Background: The implementation of high throughput sequencing for exploring biodiversity poses high demands on bioinformatics applications for automated data processing. Here we introduce CLOTU, an online and open access pipeline for processing 454 amplicon reads. CLOTU has been constructed to be highly user-friendly and flexible, since different types of analyses are needed for different datasets.
Results: In CLOTU, the user can filter out low quality sequences, trim tags, primers, adaptors, perform clustering of sequence reads, and run BLAST against NCBInr or a customized database in a high performance computing environment. The resulting data may be browsed in a user-friendly manner and easily forwarded to downstream analyses. Although CLOTU is specifically designed for analyzing 454 amplicon reads, other types of DNA sequence data can also be processed. A fungal ITS sequence dataset generated by 454 sequencing of environmental samples is used to demonstrate the utility of CLOTU.

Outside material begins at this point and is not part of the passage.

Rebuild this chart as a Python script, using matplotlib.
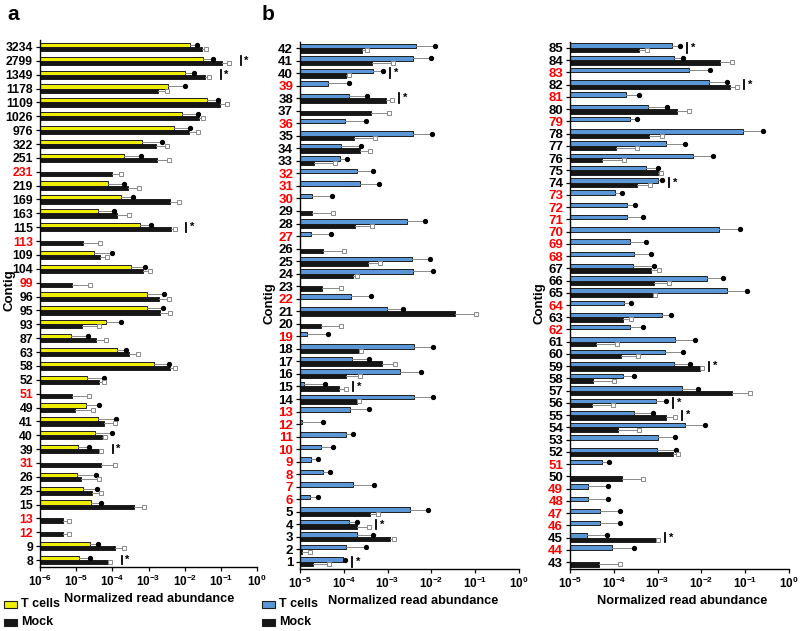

Conclusions: CLOTU is a flexible and easy to use bioinformatics pipeline that includes different options for filtering, trimming, clustering and taxonomic annotation of high throughput sequence reads. Some of these options are not included in comparable pipelines. CLOTU is implemented in a Linux computer cluster and is freely accessible to academic users through the Bioportal web-based bioinformatics service (http://www.bioportal.uio.no).